*What is needed:* Leave out the images and repeat the listing below without a single change.

══ Given information

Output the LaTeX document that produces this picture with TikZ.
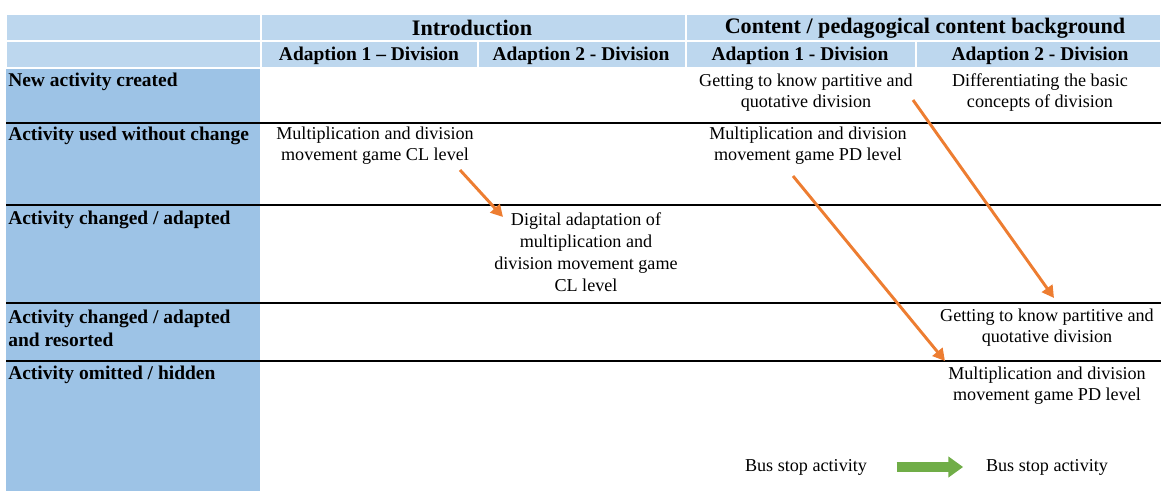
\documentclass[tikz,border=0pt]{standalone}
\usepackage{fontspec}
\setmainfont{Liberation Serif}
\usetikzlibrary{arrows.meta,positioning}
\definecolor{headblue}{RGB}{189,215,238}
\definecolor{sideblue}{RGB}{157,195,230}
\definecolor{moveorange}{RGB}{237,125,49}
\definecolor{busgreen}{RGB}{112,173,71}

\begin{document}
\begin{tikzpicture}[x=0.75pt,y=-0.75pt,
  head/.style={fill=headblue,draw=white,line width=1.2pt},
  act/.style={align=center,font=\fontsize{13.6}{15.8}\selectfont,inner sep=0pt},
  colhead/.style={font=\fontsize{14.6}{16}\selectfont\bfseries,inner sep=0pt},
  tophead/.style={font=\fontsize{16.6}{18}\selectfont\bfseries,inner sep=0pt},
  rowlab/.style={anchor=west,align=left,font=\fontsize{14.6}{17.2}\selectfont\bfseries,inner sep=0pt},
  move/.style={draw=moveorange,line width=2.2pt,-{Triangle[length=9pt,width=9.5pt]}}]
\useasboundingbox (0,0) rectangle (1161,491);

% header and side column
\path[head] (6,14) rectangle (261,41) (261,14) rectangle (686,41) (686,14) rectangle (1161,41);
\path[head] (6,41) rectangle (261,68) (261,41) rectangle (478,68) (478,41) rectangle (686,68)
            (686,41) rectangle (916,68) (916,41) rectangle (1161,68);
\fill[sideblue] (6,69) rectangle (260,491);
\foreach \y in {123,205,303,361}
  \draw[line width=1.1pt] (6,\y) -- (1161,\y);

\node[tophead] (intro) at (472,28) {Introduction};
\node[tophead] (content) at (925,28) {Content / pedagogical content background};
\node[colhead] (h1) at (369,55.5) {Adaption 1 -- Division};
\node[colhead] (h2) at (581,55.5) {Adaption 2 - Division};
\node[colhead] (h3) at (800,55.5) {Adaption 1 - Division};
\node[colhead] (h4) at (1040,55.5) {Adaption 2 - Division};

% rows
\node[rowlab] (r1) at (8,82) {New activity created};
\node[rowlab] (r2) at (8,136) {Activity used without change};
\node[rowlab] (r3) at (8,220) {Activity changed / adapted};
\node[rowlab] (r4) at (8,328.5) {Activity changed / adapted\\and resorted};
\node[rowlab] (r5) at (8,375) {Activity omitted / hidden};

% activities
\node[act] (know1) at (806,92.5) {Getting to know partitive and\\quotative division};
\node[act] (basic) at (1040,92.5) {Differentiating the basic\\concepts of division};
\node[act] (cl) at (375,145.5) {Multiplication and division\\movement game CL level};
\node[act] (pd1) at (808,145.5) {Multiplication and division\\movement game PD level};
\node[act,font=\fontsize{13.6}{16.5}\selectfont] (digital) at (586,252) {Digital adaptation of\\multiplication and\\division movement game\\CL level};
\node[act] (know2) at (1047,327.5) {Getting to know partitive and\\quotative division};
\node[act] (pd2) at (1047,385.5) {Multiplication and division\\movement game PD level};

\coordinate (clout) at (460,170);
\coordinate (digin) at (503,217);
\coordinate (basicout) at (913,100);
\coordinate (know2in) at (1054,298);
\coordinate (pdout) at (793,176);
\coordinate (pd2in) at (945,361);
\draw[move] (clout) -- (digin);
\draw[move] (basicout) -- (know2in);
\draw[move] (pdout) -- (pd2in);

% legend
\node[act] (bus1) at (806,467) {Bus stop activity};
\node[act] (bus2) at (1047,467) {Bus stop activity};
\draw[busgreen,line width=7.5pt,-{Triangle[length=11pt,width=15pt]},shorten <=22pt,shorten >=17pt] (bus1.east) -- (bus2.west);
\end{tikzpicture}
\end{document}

════

*Written solution:*
Output the LaTeX document that produces this picture with TikZ.
\documentclass[tikz,border=0pt]{standalone}
\usepackage{fontspec}
\setmainfont{Liberation Serif}
\usetikzlibrary{arrows.meta,positioning}
\definecolor{headblue}{RGB}{189,215,238}
\definecolor{sideblue}{RGB}{157,195,230}
\definecolor{moveorange}{RGB}{237,125,49}
\definecolor{busgreen}{RGB}{112,173,71}

\begin{document}
\begin{tikzpicture}[x=0.75pt,y=-0.75pt,
  head/.style={fill=headblue,draw=white,line width=1.2pt},
  act/.style={align=center,font=\fontsize{13.6}{15.8}\selectfont,inner sep=0pt},
  colhead/.style={font=\fontsize{14.6}{16}\selectfont\bfseries,inner sep=0pt},
  tophead/.style={font=\fontsize{16.6}{18}\selectfont\bfseries,inner sep=0pt},
  rowlab/.style={anchor=west,align=left,font=\fontsize{14.6}{17.2}\selectfont\bfseries,inner sep=0pt},
  move/.style={draw=moveorange,line width=2.2pt,-{Triangle[length=9pt,width=9.5pt]}}]
\useasboundingbox (0,0) rectangle (1161,491);

% header and side column
\path[head] (6,14) rectangle (261,41) (261,14) rectangle (686,41) (686,14) rectangle (1161,41);
\path[head] (6,41) rectangle (261,68) (261,41) rectangle (478,68) (478,41) rectangle (686,68)
            (686,41) rectangle (916,68) (916,41) rectangle (1161,68);
\fill[sideblue] (6,69) rectangle (260,491);
\foreach \y in {123,205,303,361}
  \draw[line width=1.1pt] (6,\y) -- (1161,\y);

\node[tophead] (intro) at (472,28) {Introduction};
\node[tophead] (content) at (925,28) {Content / pedagogical content background};
\node[colhead] (h1) at (369,55.5) {Adaption 1 -- Division};
\node[colhead] (h2) at (581,55.5) {Adaption 2 - Division};
\node[colhead] (h3) at (800,55.5) {Adaption 1 - Division};
\node[colhead] (h4) at (1040,55.5) {Adaption 2 - Division};

% rows
\node[rowlab] (r1) at (8,82) {New activity created};
\node[rowlab] (r2) at (8,136) {Activity used without change};
\node[rowlab] (r3) at (8,220) {Activity changed / adapted};
\node[rowlab] (r4) at (8,328.5) {Activity changed / adapted\\and resorted};
\node[rowlab] (r5) at (8,375) {Activity omitted / hidden};

% activities
\node[act] (know1) at (806,92.5) {Getting to know partitive and\\quotative division};
\node[act] (basic) at (1040,92.5) {Differentiating the basic\\concepts of division};
\node[act] (cl) at (375,145.5) {Multiplication and division\\movement game CL level};
\node[act] (pd1) at (808,145.5) {Multiplication and division\\movement game PD level};
\node[act,font=\fontsize{13.6}{16.5}\selectfont] (digital) at (586,252) {Digital adaptation of\\multiplication and\\division movement game\\CL level};
\node[act] (know2) at (1047,327.5) {Getting to know partitive and\\quotative division};
\node[act] (pd2) at (1047,385.5) {Multiplication and division\\movement game PD level};

\coordinate (clout) at (460,170);
\coordinate (digin) at (503,217);
\coordinate (basicout) at (913,100);
\coordinate (know2in) at (1054,298);
\coordinate (pdout) at (793,176);
\coordinate (pd2in) at (945,361);
\draw[move] (clout) -- (digin);
\draw[move] (basicout) -- (know2in);
\draw[move] (pdout) -- (pd2in);

% legend
\node[act] (bus1) at (806,467) {Bus stop activity};
\node[act] (bus2) at (1047,467) {Bus stop activity};
\draw[busgreen,line width=7.5pt,-{Triangle[length=11pt,width=15pt]},shorten <=22pt,shorten >=17pt] (bus1.east) -- (bus2.west);
\end{tikzpicture}
\end{document}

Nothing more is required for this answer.